Dateline: Guangzhou, China
What’s a better investment, precious metals or blue chip stocks? Commodities, or rental property in Panama? Farmland, or collectable art?
Many millions of words have already, and are yet to be, written on the analysis of those investments and hundreds of others. Of course, there is rarely a definitive answer to what is “best” because there are many variables and inherent assumptions, and also personal preferences and priorities of the individual investors.
But there’s another form of investment that pays an intangible dividend and could be argued is the greatest investment possible: An investment in your personal happiness.
Several studies have examined the so-called Easterlin Paradox which basically argues that the things purchased with a rising income deliver disproportionately less happiness. Stated another way, one automobile might bring you considerable happiness, but a ninth car in your garage will bring less.
Having $100,000 liquid cash in a safe place will make you happy, but having $150,000 won’t make you 50% more happy.
A corollary of this phenomenon is that if, instead of buying a ninth automobile, we use that same amount of money to purchase an intangible experience we ultimately rank that experience as far more valuable and for a longer period of time.
According to research, learning a new skill, like sailing, a foreign language, pottery making, becoming a pilot, traveling, or composing music will deliver more happiness than physical possessions will.
Being an expat is an investment in yourself.
This is a phenomenon that many expats have discovered empirically, without the academic investigation and rigor. Expats automatically make an investment in their own happiness.
I don’t mean because they move their income and assets to safer places, although that’s also something that increases their peace of mind and therefore their happiness. I mean that they thrust themselves into a higher level of adventure.
Expats see more interesting places, have conversations with more interesting people, try more new things, and have more new experiences.

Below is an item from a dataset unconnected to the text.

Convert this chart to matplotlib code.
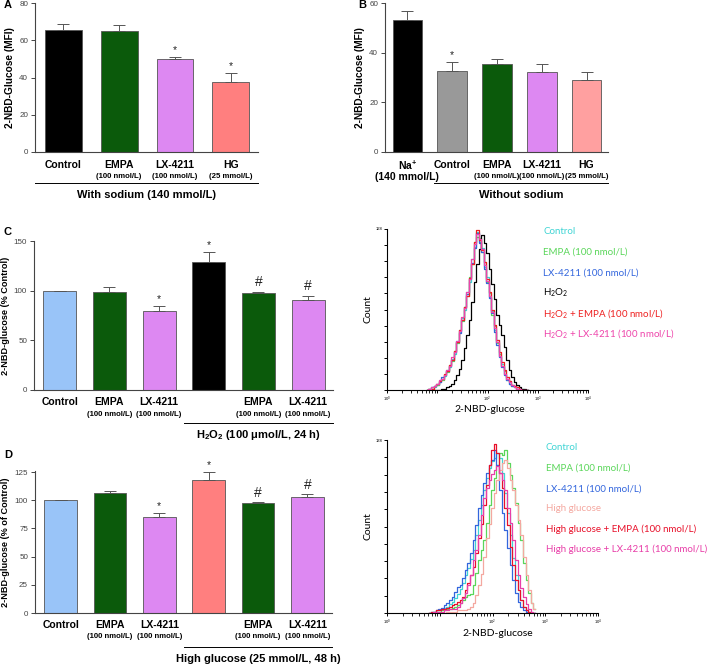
import matplotlib
matplotlib.use("Agg")
import matplotlib.pyplot as plt
from matplotlib.transforms import blended_transform_factory
from matplotlib.ticker import FixedLocator, LogLocator, NullFormatter, FixedFormatter
import numpy as np

plt.rcParams.update({"font.family": ["Liberation Sans", "DejaVu Sans"], "mathtext.default": "regular"})

W, H = 709, 664

# ---- bar panels ----
a_labels = ["Control", "EMPA", "LX-4211", "HG"]
a_sub = ["", "(100 nmol/L)", "(100 nmol/L)", "(25 mmol/L)"]
a_mean = [65.3, 64.7, 49.7, 37.8]
a_err = [3.3, 3.4, 1.4, 4.4]
a_mark = ["", "", "*", "*"]

b_labels = ["Na$^{+}$", "Control", "EMPA", "LX-4211", "HG"]
b_sub = ["", "", "(100 nmol/L)", "(100 nmol/L)", "(25 mmol/L)"]
b_mean = [53.0, 32.5, 35.6, 32.2, 29.0]
b_err = [3.8, 3.6, 1.8, 3.4, 3.1]
b_mark = ["", "*", "", "", ""]

cd_labels = ["Control", "EMPA", "LX-4211", "", "EMPA", "LX-4211"]
cd_sub = ["", "(100 nmol/L)", "(100 nmol/L)", "", "(100 nmol/L)", "(100 nmol/L)"]
c_mean = [100, 98.3, 79.2, 128.5, 97.7, 91.0]
c_err = [0, 5.7, 5.0, 10.5, 1.3, 4.0]
c_mark = ["", "", "*", "*", "#", "#"]
d_mean = [100, 106.2, 84.8, 118.2, 97.7, 103.0]
d_err = [0, 2.4, 3.8, 6.5, 0.9, 2.3]
d_mark = ["", "", "*", "*", "#", "#"]

GREEN, PURPLE, BLUE = "#0b5a0b", "#dd88f2", "#99c4f8"
a_colors = ["black", GREEN, PURPLE, "#ff7f7f"]
b_colors = ["black", "#999999", GREEN, PURPLE, "#ffa0a0"]
c_colors = [BLUE, GREEN, PURPLE, "black", GREEN, PURPLE]
d_colors = [BLUE, GREEN, PURPLE, "#ff7f7f", GREEN, PURPLE]

# ---- flow cytometry histograms (log10 fluorescence vs count) ----
hist_logx = [0.80, 0.85, 0.90, 0.95, 1.00, 1.05, 1.10, 1.15, 1.20, 1.25, 1.30, 1.35, 1.40, 1.45,
             1.50, 1.55, 1.60, 1.65, 1.70, 1.75, 1.80, 1.85, 1.90, 1.95, 2.00, 2.05, 2.10, 2.15,
             2.20, 2.25, 2.30, 2.35, 2.40, 2.45, 2.50, 2.55, 2.60, 2.65, 2.70, 2.75, 2.80]
c_control = [0, 1, 2, 2, 4, 6, 9, 11, 16, 18, 25, 29, 39, 46, 57, 64, 78, 86, 104, 114, 126, 118, 113, 98, 90, 74, 63, 48, 40, 27, 21, 13, 10, 5, 4, 2, 2, 1, 1, 0, 0]
c_empa = [0, 1, 1, 3, 4, 7, 8, 12, 14, 20, 23, 31, 37, 48, 55, 66, 75, 90, 100, 118, 122, 121, 110, 102, 86, 77, 60, 51, 37, 29, 19, 15, 8, 7, 3, 3, 1, 1, 0, 0, 0]
c_lx = [0, 1, 2, 3, 5, 6, 10, 12, 15, 19, 24, 30, 38, 45, 56, 66, 76, 88, 101, 113, 125, 117, 110, 96, 85, 73, 61, 46, 36, 26, 18, 12, 8, 5, 3, 2, 1, 1, 0, 0, 0]
c_h2o2 = [0, 0, 0, 0, 0, 0, 1, 1, 2, 3, 5, 8, 12, 17, 24, 33, 44, 56, 70, 86, 100, 112, 123, 117, 109, 96, 84, 72, 60, 52, 44, 34, 24, 16, 10, 6, 4, 2, 1, 1, 0]
c_h2o2_empa = [0, 1, 1, 3, 5, 7, 9, 13, 15, 20, 24, 31, 38, 48, 56, 66, 75, 89, 100, 118, 127, 119, 111, 102, 88, 78, 64, 52, 40, 30, 22, 16, 10, 7, 4, 3, 2, 1, 0, 0, 0]
c_h2o2_lx = [0, 1, 2, 3, 5, 8, 9, 12, 16, 19, 26, 30, 39, 47, 58, 65, 78, 88, 104, 116, 124, 120, 112, 99, 87, 75, 62, 49, 38, 27, 19, 13, 9, 6, 4, 2, 1, 1, 0, 0, 0]
c_names = ["Control", "EMPA (100 nmol/L)", "LX-4211 (100 nmol/L)", "H$_2$O$_2$",
           "H$_2$O$_2$ + EMPA (100 nmol/L)", "H$_2$O$_2$ + LX-4211 (100 nmol/L)"]

d_control = [0, 1, 1, 2, 2, 3, 4, 5, 7, 9, 12, 15, 19, 24, 30, 36, 43, 50, 62, 74, 86, 98, 108, 116, 121, 124, 128, 124, 112, 96, 80, 62, 44, 30, 18, 10, 5, 2, 1, 0, 0]
d_empa = [0, 0, 1, 1, 1, 2, 2, 3, 3, 4, 5, 6, 8, 10, 13, 14, 15, 22, 32, 42, 50, 58, 72, 86, 98, 108, 118, 128, 126, 130, 120, 110, 100, 88, 72, 58, 40, 26, 16, 8, 3]
d_lx = [0, 1, 1, 2, 3, 4, 6, 8, 10, 13, 17, 21, 22, 28, 34, 40, 48, 58, 70, 84, 94, 104, 112, 118, 122, 130, 118, 98, 80, 66, 52, 38, 26, 16, 9, 5, 2, 1, 0, 0, 0]
d_hg = [0, 0, 0, 0, 0, 0, 0, 1, 1, 1, 1, 2, 2, 2, 2, 3, 5, 8, 14, 22, 31, 45, 60, 71, 84, 96, 106, 114, 120, 122, 116, 106, 98, 86, 74, 62, 45, 30, 18, 8, 3]
d_hg_empa = [0, 1, 1, 2, 2, 3, 3, 4, 5, 6, 7, 9, 10, 13, 18, 24, 30, 37, 48, 60, 71, 86, 102, 118, 130, 135, 128, 112, 100, 84, 70, 53, 38, 26, 18, 10, 5, 2, 1, 0, 0]
d_hg_lx = [0, 0, 1, 1, 1, 1, 2, 2, 3, 3, 3, 5, 8, 12, 16, 22, 30, 42, 50, 62, 78, 92, 100, 106, 111, 114, 117, 112, 106, 98, 84, 72, 58, 42, 30, 20, 13, 7, 3, 1, 0]
d_names = ["Control", "EMPA (100 nmol/L)", "LX-4211 (100 nmol/L)", "High glucose",
           "High glucose + EMPA (100 nmol/L)", "High glucose + LX-4211 (100 nmol/L)"]

c_hist_colors = ["#3fd4d4", "#5ad65a", "#3366dd", "black", "#ee2020", "#ee44aa"]
d_hist_colors = ["#3fd4d4", "#5ad65a", "#3366dd", "#f4a8a0", "#e8102a", "#e83ea8"]

fig = plt.figure(figsize=(W / 100, H / 100), dpi=100)


def rect(x0, x1, y0, y1):
    # pixel box (top-left origin) -> figure fraction
    return [x0 / W, 1 - y1 / H, (x1 - x0) / W, (y1 - y0) / H]


def fy(py):
    return 1 - py / H


def bar_panel(box, means, errs, marks, colors, labels, subs, ylim, yticks, xlim, ylabel, lab_y, ylsize=7.3):
    ax = fig.add_axes(rect(*box))
    x = np.arange(len(means))
    ax.bar(x, means, width=0.66, color=colors, edgecolor="#555555", linewidth=0.6, zorder=2)
    ax.errorbar(x, means, yerr=[np.zeros(len(errs)), errs], fmt="none", ecolor="#555555",
                elinewidth=0.7, capsize=4, capthick=0.7, zorder=3)
    for xi, m, e, s in zip(x, means, errs, marks):
        if s:
            ax.text(xi, m + e + (ylim[1] * 0.015), s, ha="center", va="bottom",
                    fontsize=7.5 if s == "*" else 10, color="#222222")
    ax.set_xlim(*xlim)
    ax.set_ylim(*ylim)
    ax.set_yticks(yticks)
    ax.set_xticks([])
    for sp in ("top", "right"):
        ax.spines[sp].set_visible(False)
    for sp in ("left", "bottom"):
        ax.spines[sp].set_color("#444444")
        ax.spines[sp].set_linewidth(0.8)
    ax.tick_params(axis="y", direction="out", length=3, width=0.7, labelsize=5.8, colors="#444444", pad=2)
    ax.set_ylabel(ylabel, fontsize=ylsize, fontweight="bold", labelpad=3)
    tr = blended_transform_factory(ax.transData, fig.transFigure)
    for xi, lab, sub in zip(x, labels, subs):
        ax.text(xi, fy(lab_y), lab, transform=tr, ha="center", va="center", fontsize=7.5, fontweight="bold")
        if sub:
            ax.text(xi, fy(lab_y + 12), sub, transform=tr, ha="center", va="center", fontsize=5.6, fontweight="bold")
    return ax, tr


def group(ax, tr, x0, x1, py, text):
    ax.plot([x0, x1], [fy(py), fy(py)], transform=tr, color="black", lw=0.7, clip_on=False)
    ax.text((x0 + x1) / 2, fy(py + 12), text, transform=tr, ha="center", va="center", fontsize=8, fontweight="bold")


# A
ax, tr = bar_panel((35, 258, 3, 152), a_mean, a_err, a_mark, a_colors, a_labels, a_sub,
                   (0, 80), [0, 20, 40, 60, 80], (-0.51, 3.49), "2-NBD-Glucose (MFI)", 165)
group(ax, tr, -0.51, 3.49, 183, "With sodium (140 mmol/L)")
fig.text(4 / W, fy(5), "A", fontsize=8, fontweight="bold", va="center")

# B
ax, tr = bar_panel((385, 608, 3, 152), b_mean, b_err, b_mark, b_colors, b_labels, b_sub,
                   (0, 60), [0, 20, 40, 60], (-0.5, 4.48), "2-NBD-Glucose (MFI)", 165)
ax.text(0, fy(177), "(140 mmol/L)", transform=tr, ha="center", va="center", fontsize=7.5, fontweight="bold")
group(ax, tr, 0.6, 4.48, 183, "Without sodium")
fig.text(358 / W, fy(5), "B", fontsize=8, fontweight="bold", va="center")

# C
ax, tr = bar_panel((34, 333, 241, 390), c_mean, c_err, c_mark, c_colors, cd_labels, cd_sub,
                   (0, 150), [0, 50, 100, 150], (-0.52, 5.5), "2-NBD-glucose (% Control)", 402, 6.6)
group(ax, tr, 2.5, 5.5, 423, "H$_2$O$_2$ (100 μmol/L, 24 h)")
fig.text(4 / W, fy(232), "C", fontsize=8, fontweight="bold", va="center")

# D
ax, tr = bar_panel((35, 332, 471, 613), d_mean, d_err, d_mark, d_colors, cd_labels, cd_sub,
                   (0, 125), [0, 25, 50, 75, 100, 125], (-0.52, 5.5), "2-NBD-glucose (% of Control)", 625, 6.6)
ax.set_ylim(0, 126)
group(ax, tr, 2.5, 5.5, 647, "High glucose (25 mmol/L, 48 h)")
fig.text(4 / W, fy(455), "D", fontsize=8, fontweight="bold", va="center")


def hist_panel(box, curves, colors, names, ymax, leg_x, leg_y0, xlab_x, xlab_y):
    ax = fig.add_axes(rect(*box))
    xs = 10 ** np.array(hist_logx)
    for y, c in zip(curves, colors):
        ax.plot(xs, y, color=c, lw=0.9, drawstyle="steps-mid")
    ax.set_xscale("log")
    ax.set_xlim(1, 1e4)
    ax.set_ylim(0, ymax)
    for sp in ("top", "right"):
        ax.spines[sp].set_visible(False)
    ax.xaxis.set_major_locator(FixedLocator([1, 10, 100, 1000, 10000]))
    ax.xaxis.set_major_formatter(FixedFormatter(["10$^0$", "", "10$^2$", "10$^3$", "10$^4$"]))
    ax.xaxis.set_minor_locator(LogLocator(base=10, subs=np.arange(2, 10)))
    ax.xaxis.set_minor_formatter(NullFormatter())
    ax.yaxis.set_major_locator(FixedLocator(np.linspace(0, ymax, 11)))
    ax.yaxis.set_major_formatter(FixedFormatter([""] * 10 + [str(ymax)]))
    ax.tick_params(axis="both", which="major", length=2.5, width=0.7, labelsize=3, pad=1)
    ax.tick_params(axis="x", which="minor", length=1.8, width=0.6)
    ax.set_ylabel("Count", fontsize=7.5, family=["Lato", "DejaVu Sans"], labelpad=2)
    fig.text(xlab_x / W, fy(xlab_y), "2-NBD-glucose", fontsize=7.5,
             family=["Lato", "DejaVu Sans"], ha="center", va="center")
    for i, (n, c) in enumerate(zip(names, colors)):
        fig.text(leg_x / W, fy(leg_y0 + i * 20.3), n, color=c, fontsize=7,
                 family=["Lato", "DejaVu Sans"], va="center")


hist_panel((387, 588, 229, 390), [c_control, c_empa, c_lx, c_h2o2, c_h2o2_empa, c_h2o2_lx],
           c_hist_colors, c_names, 128, 543, 232, 490, 410)
hist_panel((387, 598, 440, 613), [d_control, d_empa, d_lx, d_hg, d_hg_empa, d_hg_lx],
           d_hist_colors, d_names, 138, 546, 448, 498, 633)

fig.savefig("out.png", dpi=100)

The truth is, not every new thing is enjoyable. But psychologists have noted that we tend to value even our negative experiences as time goes by. That scary experience turns into a great story to tell, or a reassuring mile marker of when our character was built up another notch because of the trial. So virtually every adventure ultimately delivers a profit.
Many happy memories have the characteristic of becoming even more cherished and valuable to us over time. Every traveler has experienced returning to some location from a previous visit only to find that things have changed. Hotels are different, restaurants are gone, opportunities are no longer available and suddenly our old experience takes on increased value.
Moreover, most experiences involve interaction with new people, which means expats increase their connections with others. Some of these connections evolve into valuable friendships that further increase our happiness. Since many of these new friends come from different countries and cultures, we receive an enrichment in our perspective that isn’t as likely to happen when we make a new friend in our hometown.
It’s virtually impossible to find a person who says, “I spent many years traveling the world and living in several countries but I really wish I hadn’t.” It’s well established that people who travel and live abroad value the experiences enormously and for the rest of their lives. There are thousands of “things” you can invest in. There are many thousands more you can buy just to make yourself happy.
But very few have the long-term track record of delivering returns of maximum happiness and satisfaction that carefully selected personal experiences can deliver.
A satisfying personal experience and the enduring happiness it creates can’t be taxed. It can’t be regulated. And it can’t be confiscated. That’s what I call a good investment.